Thanks, this is unfortunately a bug in that preprocessing function. The error’s occurring when you have spans which don’t align with the tokenization spaCy is predicting. You’re supposed to be able to tell it to skip the examples where the tokenizer doesn’t match the annotations, but we’re missing a continue there, so it’s hitting the key error all the same.

There are a few possible resolutions for this. One option would be to have a wrapper around spaCy’s tokenizer that over-ruled it when these conflicts occurred. Another option would be to filter out the spans that don’t align to token boundaries from the data.

You can detect the misaligned spans like this:


doc = nlp.make_doc(eg["text"])
starts = {token.idx: token.i for token in doc}
ends = {token.idx+len(token): token.i for token in doc}
for span in eg["spans"]:
    if span["start"] not in starts or span["end"] not in ends:
        print("Span/token mismatch", span["text"])

I’ve already pushed a fix to the bug, but in the meantime, I hope you can set up a workaround that keeps you moving. Let me know if you need more advice on that.

Thank you for the quick reply! I had some code in place that was finding bad spans since Watson allows spans to cover parts of tokens for some reason, but it failed for my illustrated scenario. I set a flag when copying spans from Watson’s format to a prodigy compatible one to skip misaligned spans using the code you provided and it looks to have solved the problem.

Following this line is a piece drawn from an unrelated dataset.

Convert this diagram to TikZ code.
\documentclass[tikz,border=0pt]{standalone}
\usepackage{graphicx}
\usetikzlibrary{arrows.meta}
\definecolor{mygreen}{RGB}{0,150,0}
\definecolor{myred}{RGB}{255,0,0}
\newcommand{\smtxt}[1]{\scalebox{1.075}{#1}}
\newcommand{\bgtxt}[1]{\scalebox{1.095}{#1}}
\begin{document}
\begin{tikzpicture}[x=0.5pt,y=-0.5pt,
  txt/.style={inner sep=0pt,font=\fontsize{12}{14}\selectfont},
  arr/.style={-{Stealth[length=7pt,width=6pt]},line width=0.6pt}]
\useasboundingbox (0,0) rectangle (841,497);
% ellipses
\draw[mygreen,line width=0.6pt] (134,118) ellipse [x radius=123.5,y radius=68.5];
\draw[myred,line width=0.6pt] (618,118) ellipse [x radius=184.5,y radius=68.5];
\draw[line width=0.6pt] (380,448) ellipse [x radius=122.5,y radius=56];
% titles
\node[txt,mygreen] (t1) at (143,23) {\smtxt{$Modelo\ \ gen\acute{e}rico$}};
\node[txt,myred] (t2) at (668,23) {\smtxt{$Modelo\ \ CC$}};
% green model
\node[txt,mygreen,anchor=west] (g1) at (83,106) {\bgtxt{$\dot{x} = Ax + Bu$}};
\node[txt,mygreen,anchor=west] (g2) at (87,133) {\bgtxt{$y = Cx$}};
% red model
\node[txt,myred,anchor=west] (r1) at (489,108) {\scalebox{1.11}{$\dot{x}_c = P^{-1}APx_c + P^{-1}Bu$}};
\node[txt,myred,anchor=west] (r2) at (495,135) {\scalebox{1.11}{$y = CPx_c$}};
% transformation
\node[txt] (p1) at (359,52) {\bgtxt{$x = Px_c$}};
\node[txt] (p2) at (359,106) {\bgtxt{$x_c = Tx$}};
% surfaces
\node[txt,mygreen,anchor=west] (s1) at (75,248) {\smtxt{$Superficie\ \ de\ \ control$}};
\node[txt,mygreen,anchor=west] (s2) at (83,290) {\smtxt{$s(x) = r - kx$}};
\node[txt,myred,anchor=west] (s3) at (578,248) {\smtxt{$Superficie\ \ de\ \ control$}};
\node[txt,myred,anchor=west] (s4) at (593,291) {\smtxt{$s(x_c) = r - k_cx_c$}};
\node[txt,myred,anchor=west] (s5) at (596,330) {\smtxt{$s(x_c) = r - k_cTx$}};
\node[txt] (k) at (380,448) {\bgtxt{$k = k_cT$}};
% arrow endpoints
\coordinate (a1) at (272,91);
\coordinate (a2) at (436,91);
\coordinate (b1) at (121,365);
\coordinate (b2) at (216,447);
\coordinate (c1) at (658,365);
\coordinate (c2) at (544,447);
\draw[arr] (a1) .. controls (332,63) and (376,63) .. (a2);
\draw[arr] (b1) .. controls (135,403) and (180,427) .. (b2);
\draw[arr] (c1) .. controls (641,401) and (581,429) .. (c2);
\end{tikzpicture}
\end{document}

For anyone looking for a similar solution, I ended up doing the following:

with open('output.jsonl', 'w') as outfile:
    for eg in documents:
        doc = nlp.make_doc(eg["text"])
        starts = {token.idx: token.i for token in doc}
        ends = {token.idx+len(token): token.i for token in doc}
        eg["spans"] = [span for span in eg["spans"] if span["start"] in starts and span["end"] in ends]
        outfile.write(json.dumps(eg)+"\n")

Also, disabling unneeded pipelines in the nlp model saves a lot of time if you are processing a lot of test

nlp = spacy.load('en_core_web_sm',  disable=['tagger', 'ner'])